How to save for building your retirement fund?
Retirement
plan is one of the most important parts of individual’s financial planning. The
fundamental goal of retirement plan is to achieve the financial independence in
your retirement years to fulfill your dreams such as opening a restaurant,
building a house at native, music class, foreign travel etc. Secondly, you
should be able to maintain your current lifestyle even during your retirement
years. To build a retirement fund of your choice the first step would be
calculating your retirement needs. Calculation helps in estimating how much
corpus we need at the time of retirement to sustain our current lifestyle. It
should also determine how we will build the retirement corpus.
The
article discusses three critical factors in determining how much we need to
save to build our retirement corpus. It will help you develop a structured
process for retirement planning as it involves lot of calculations, revisits of
the plan from time to time to see if your retirement plan is on track and
aligned with meeting your retirement goals or not.

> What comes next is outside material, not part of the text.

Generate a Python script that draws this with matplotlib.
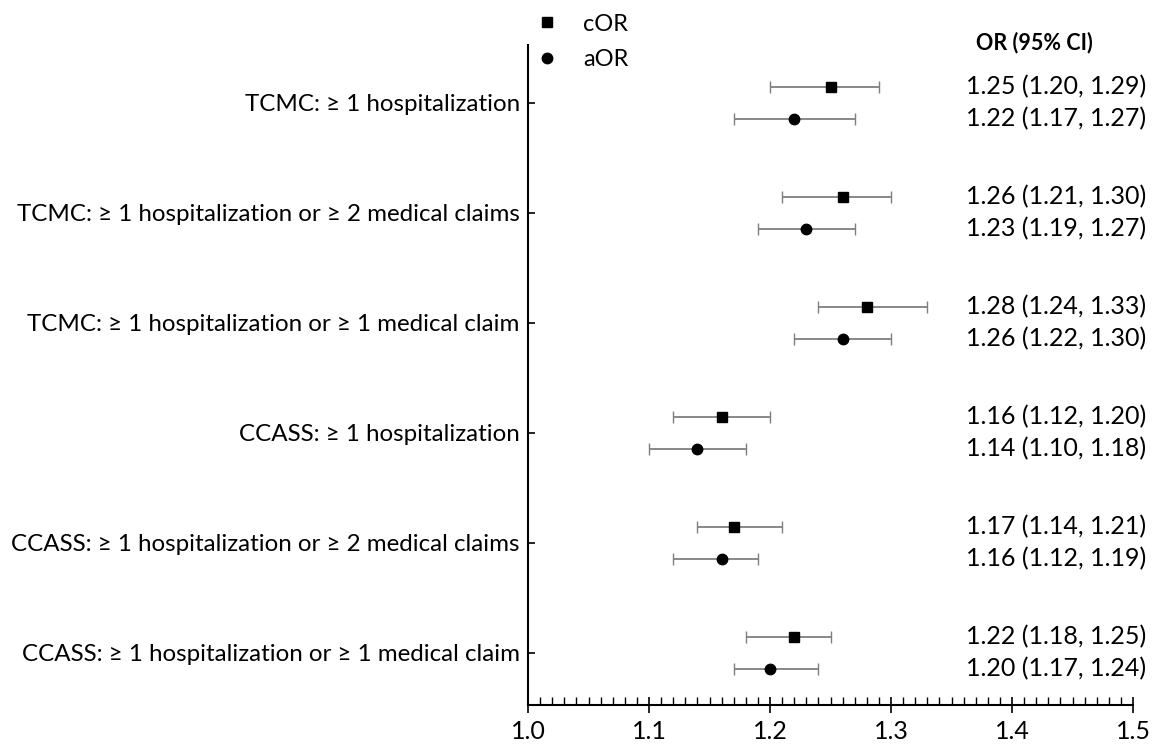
import numpy as np
import matplotlib.pyplot as plt
from matplotlib.lines import Line2D
from matplotlib.ticker import MultipleLocator, FormatStrFormatter
from matplotlib.transforms import blended_transform_factory

plt.rcParams['font.family'] = ['Lato', 'DejaVu Sans']

labels = [
    "TCMC: \u2265 1 hospitalization",
    "TCMC: \u2265 1 hospitalization or \u2265 2 medical claims",
    "TCMC: \u2265 1 hospitalization or \u2265 1 medical claim",
    "CCASS: \u2265 1 hospitalization",
    "CCASS: \u2265 1 hospitalization or \u2265 2 medical claims",
    "CCASS: \u2265 1 hospitalization or \u2265 1 medical claim",
]
cor = [1.25, 1.26, 1.28, 1.16, 1.17, 1.22]
cor_lo = [1.20, 1.21, 1.24, 1.12, 1.14, 1.18]
cor_hi = [1.29, 1.30, 1.33, 1.20, 1.21, 1.25]
aor = [1.22, 1.23, 1.26, 1.14, 1.16, 1.20]
aor_lo = [1.17, 1.19, 1.22, 1.10, 1.12, 1.17]
aor_hi = [1.27, 1.27, 1.30, 1.18, 1.19, 1.24]

cor = np.array(cor)
aor = np.array(aor)
y = np.arange(len(labels))
off = 0.145

fig = plt.figure(figsize=(11.61, 7.55), dpi=100)
ax = fig.add_axes([0.4548, 0.0662, 0.5211, 0.8742])

ax.errorbar(cor, y - off, xerr=[cor - cor_lo, np.array(cor_hi) - cor],
            fmt='s', color='black', ms=7.5, ecolor='#7f7f7f', elinewidth=1.3,
            capsize=4, capthick=1.0)
ax.errorbar(aor, y + off, xerr=[aor - aor_lo, np.array(aor_hi) - aor],
            fmt='o', color='black', ms=7.5, ecolor='#7f7f7f', elinewidth=1.3,
            capsize=4, capthick=1.0)

ax.set_xlim(1.0, 1.5)
ax.set_ylim(5.473, -0.527)
ax.xaxis.set_major_locator(MultipleLocator(0.1))
ax.xaxis.set_minor_locator(MultipleLocator(0.01))
ax.xaxis.set_major_formatter(FormatStrFormatter('%.1f'))
ax.set_yticks(y)
ax.set_yticklabels(labels)
ax.tick_params(axis='x', which='major', direction='inout', length=11, width=1.2,
               labelsize=18, pad=5)
ax.tick_params(axis='x', which='minor', direction='in', length=6, width=1.0)
ax.tick_params(axis='y', direction='in', length=5, width=1.2, labelsize=17.4, pad=6)
for s in ['top', 'right']:
    ax.spines[s].set_visible(False)
for s in ['left', 'bottom']:
    ax.spines[s].set_linewidth(1.5)

tr = blended_transform_factory(ax.transAxes, ax.transData)
for i in range(len(labels)):
    ax.text(1.022, i - off, f"{cor[i]:.2f} ({cor_lo[i]:.2f}, {cor_hi[i]:.2f})",
            transform=tr, ha='right', va='center', fontsize=18, clip_on=False)
    ax.text(1.022, i + off, f"{aor[i]:.2f} ({aor_lo[i]:.2f}, {aor_hi[i]:.2f})",
            transform=tr, ha='right', va='center', fontsize=18, clip_on=False)
fig.text(0.891, 0.944, "OR (95% CI)", ha='center', va='center',
         fontsize=15.5, fontweight='bold')

handles = [Line2D([], [], ls='none', marker='s', color='black', ms=7.5),
           Line2D([], [], ls='none', marker='o', color='black', ms=7.5)]
ax.legend(handles, ['cOR', 'aOR'], loc='upper left', bbox_to_anchor=(0.443, 1.01),
          bbox_transform=fig.transFigure, frameon=False, fontsize=17,
          handletextpad=1.0, labelspacing=0.6, handlelength=1.0)

fig.savefig('out.png', dpi=100)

Time Horizon to retirement
Starting
early has great benefits. The earlier you start the better are the chances for
building your wealth as you get more time to earn higher returns on your
investments. You get the time to compound your wealth and build a desired
target in the end. However, most people do not follow this and start investing
when they are married or have kids without realizing that they are already
late.
Risk Tolerance
This is
another important factor of your retirement fund process. Risk and returns are
directly co-related. More risks will give you high returns. Your fund
allocations will be depending on your risk tolerance level and this will
ultimately determine your investment returns. Equities as an asset class give
much higher returns compared to other asset classes but they are risky shorts.
Also your risk tolerance also depends upon your time horizon. Longer the time
period more risks you can opt for to gain good returns.
Current Financial Assets
Getting
an estimate of your current financial assets helps your retirement planning
effort become simpler. From a finance perspective, assets would be items that
generate current or future cash flows. When you can get the exact estimate of
your financial assets, you should project their value at retirement. You can
then utilize the money for building retirement fund through asset allocations of
your choice in the markets.
Conclusion
Retirement fund cannot be optional but a necessity
in today’s time. Especially, when more and more people are shifting to nuclear
family patterns in India. Secondly, gone are the days when people used to sit
at home and chant name of god after retirement. They are eager to start the
second innings of their lives with full energy and enthusiasm. Thus, it becomes
one of the most important aspects of financial planning. The earlier you start
saving for retirement, the easier the task becomes and higher would be the
returns due to the compounding element. It is advisable to give a careful
consideration to retirement planning as it is an important phase of life. By
planning for it, you can make retirement, the golden years of your lives.